-- SET EXERCISE --
Can you copy out the data exactly? Leave the images out.

-- AVAILABLE DATA --
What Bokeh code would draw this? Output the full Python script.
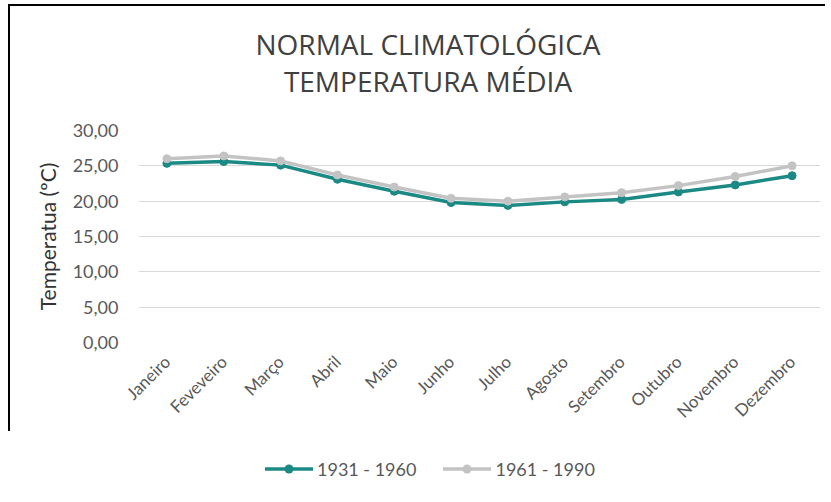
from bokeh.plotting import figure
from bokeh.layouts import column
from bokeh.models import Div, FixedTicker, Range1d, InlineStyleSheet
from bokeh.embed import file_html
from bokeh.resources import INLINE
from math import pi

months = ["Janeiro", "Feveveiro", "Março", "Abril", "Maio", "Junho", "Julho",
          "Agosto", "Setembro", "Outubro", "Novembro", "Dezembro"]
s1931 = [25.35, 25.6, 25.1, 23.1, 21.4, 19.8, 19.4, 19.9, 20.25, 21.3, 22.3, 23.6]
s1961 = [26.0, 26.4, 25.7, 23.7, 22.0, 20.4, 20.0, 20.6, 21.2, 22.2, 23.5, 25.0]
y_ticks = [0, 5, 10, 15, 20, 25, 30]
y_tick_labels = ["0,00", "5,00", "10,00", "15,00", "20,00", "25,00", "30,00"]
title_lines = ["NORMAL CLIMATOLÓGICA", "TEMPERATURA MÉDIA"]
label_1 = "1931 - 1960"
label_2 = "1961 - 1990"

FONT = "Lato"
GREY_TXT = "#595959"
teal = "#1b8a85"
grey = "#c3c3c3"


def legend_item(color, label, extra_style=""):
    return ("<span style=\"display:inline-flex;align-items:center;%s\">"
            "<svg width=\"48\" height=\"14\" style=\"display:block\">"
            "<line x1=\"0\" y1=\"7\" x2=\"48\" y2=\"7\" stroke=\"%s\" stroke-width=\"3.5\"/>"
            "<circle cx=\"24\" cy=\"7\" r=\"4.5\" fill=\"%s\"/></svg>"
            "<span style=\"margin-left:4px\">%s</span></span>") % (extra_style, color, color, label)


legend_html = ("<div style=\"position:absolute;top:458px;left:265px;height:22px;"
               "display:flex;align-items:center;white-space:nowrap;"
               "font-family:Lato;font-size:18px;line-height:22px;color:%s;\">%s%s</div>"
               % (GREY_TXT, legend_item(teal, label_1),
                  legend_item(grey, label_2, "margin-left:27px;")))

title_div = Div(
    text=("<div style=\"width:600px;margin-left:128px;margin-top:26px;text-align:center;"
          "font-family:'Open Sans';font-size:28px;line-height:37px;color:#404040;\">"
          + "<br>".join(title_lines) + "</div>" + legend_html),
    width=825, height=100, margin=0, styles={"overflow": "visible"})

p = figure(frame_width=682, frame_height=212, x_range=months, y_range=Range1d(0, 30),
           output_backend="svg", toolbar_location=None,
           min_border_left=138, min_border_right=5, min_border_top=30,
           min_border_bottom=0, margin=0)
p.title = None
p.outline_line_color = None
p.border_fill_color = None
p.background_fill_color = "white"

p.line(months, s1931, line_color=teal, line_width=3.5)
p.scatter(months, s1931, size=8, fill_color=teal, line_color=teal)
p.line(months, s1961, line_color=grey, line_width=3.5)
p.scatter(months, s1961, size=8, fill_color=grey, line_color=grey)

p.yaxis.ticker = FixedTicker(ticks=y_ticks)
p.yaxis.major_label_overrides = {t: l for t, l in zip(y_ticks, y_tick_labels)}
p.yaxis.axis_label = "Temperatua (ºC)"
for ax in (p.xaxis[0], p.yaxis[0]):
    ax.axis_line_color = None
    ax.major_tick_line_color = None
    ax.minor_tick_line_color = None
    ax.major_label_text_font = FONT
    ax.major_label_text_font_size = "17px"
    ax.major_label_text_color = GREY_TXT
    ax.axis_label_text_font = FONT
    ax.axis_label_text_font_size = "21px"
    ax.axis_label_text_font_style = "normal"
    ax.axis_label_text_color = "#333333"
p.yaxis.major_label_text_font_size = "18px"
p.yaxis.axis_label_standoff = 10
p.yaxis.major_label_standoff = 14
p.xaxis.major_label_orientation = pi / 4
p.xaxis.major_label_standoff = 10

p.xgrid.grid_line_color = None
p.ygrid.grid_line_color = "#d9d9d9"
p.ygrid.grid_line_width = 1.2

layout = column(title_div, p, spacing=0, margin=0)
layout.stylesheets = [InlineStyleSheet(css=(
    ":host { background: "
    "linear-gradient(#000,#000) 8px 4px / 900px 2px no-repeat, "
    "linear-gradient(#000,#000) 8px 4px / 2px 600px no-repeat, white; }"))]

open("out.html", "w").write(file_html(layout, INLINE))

-- WRITTEN RESPONSE --
What Bokeh code would draw this? Output the full Python script.
from bokeh.plotting import figure
from bokeh.layouts import column
from bokeh.models import Div, FixedTicker, Range1d, InlineStyleSheet
from bokeh.embed import file_html
from bokeh.resources import INLINE
from math import pi

months = ["Janeiro", "Feveveiro", "Março", "Abril", "Maio", "Junho", "Julho",
          "Agosto", "Setembro", "Outubro", "Novembro", "Dezembro"]
s1931 = [25.35, 25.6, 25.1, 23.1, 21.4, 19.8, 19.4, 19.9, 20.25, 21.3, 22.3, 23.6]
s1961 = [26.0, 26.4, 25.7, 23.7, 22.0, 20.4, 20.0, 20.6, 21.2, 22.2, 23.5, 25.0]
y_ticks = [0, 5, 10, 15, 20, 25, 30]
y_tick_labels = ["0,00", "5,00", "10,00", "15,00", "20,00", "25,00", "30,00"]
title_lines = ["NORMAL CLIMATOLÓGICA", "TEMPERATURA MÉDIA"]
label_1 = "1931 - 1960"
label_2 = "1961 - 1990"

FONT = "Lato"
GREY_TXT = "#595959"
teal = "#1b8a85"
grey = "#c3c3c3"


def legend_item(color, label, extra_style=""):
    return ("<span style=\"display:inline-flex;align-items:center;%s\">"
            "<svg width=\"48\" height=\"14\" style=\"display:block\">"
            "<line x1=\"0\" y1=\"7\" x2=\"48\" y2=\"7\" stroke=\"%s\" stroke-width=\"3.5\"/>"
            "<circle cx=\"24\" cy=\"7\" r=\"4.5\" fill=\"%s\"/></svg>"
            "<span style=\"margin-left:4px\">%s</span></span>") % (extra_style, color, color, label)


legend_html = ("<div style=\"position:absolute;top:458px;left:265px;height:22px;"
               "display:flex;align-items:center;white-space:nowrap;"
               "font-family:Lato;font-size:18px;line-height:22px;color:%s;\">%s%s</div>"
               % (GREY_TXT, legend_item(teal, label_1),
                  legend_item(grey, label_2, "margin-left:27px;")))

title_div = Div(
    text=("<div style=\"width:600px;margin-left:128px;margin-top:26px;text-align:center;"
          "font-family:'Open Sans';font-size:28px;line-height:37px;color:#404040;\">"
          + "<br>".join(title_lines) + "</div>" + legend_html),
    width=825, height=100, margin=0, styles={"overflow": "visible"})

p = figure(frame_width=682, frame_height=212, x_range=months, y_range=Range1d(0, 30),
           output_backend="svg", toolbar_location=None,
           min_border_left=138, min_border_right=5, min_border_top=30,
           min_border_bottom=0, margin=0)
p.title = None
p.outline_line_color = None
p.border_fill_color = None
p.background_fill_color = "white"

p.line(months, s1931, line_color=teal, line_width=3.5)
p.scatter(months, s1931, size=8, fill_color=teal, line_color=teal)
p.line(months, s1961, line_color=grey, line_width=3.5)
p.scatter(months, s1961, size=8, fill_color=grey, line_color=grey)

p.yaxis.ticker = FixedTicker(ticks=y_ticks)
p.yaxis.major_label_overrides = {t: l for t, l in zip(y_ticks, y_tick_labels)}
p.yaxis.axis_label = "Temperatua (ºC)"
for ax in (p.xaxis[0], p.yaxis[0]):
    ax.axis_line_color = None
    ax.major_tick_line_color = None
    ax.minor_tick_line_color = None
    ax.major_label_text_font = FONT
    ax.major_label_text_font_size = "17px"
    ax.major_label_text_color = GREY_TXT
    ax.axis_label_text_font = FONT
    ax.axis_label_text_font_size = "21px"
    ax.axis_label_text_font_style = "normal"
    ax.axis_label_text_color = "#333333"
p.yaxis.major_label_text_font_size = "18px"
p.yaxis.axis_label_standoff = 10
p.yaxis.major_label_standoff = 14
p.xaxis.major_label_orientation = pi / 4
p.xaxis.major_label_standoff = 10

p.xgrid.grid_line_color = None
p.ygrid.grid_line_color = "#d9d9d9"
p.ygrid.grid_line_width = 1.2

layout = column(title_div, p, spacing=0, margin=0)
layout.stylesheets = [InlineStyleSheet(css=(
    ":host { background: "
    "linear-gradient(#000,#000) 8px 4px / 900px 2px no-repeat, "
    "linear-gradient(#000,#000) 8px 4px / 2px 600px no-repeat, white; }"))]

open("out.html", "w").write(file_html(layout, INLINE))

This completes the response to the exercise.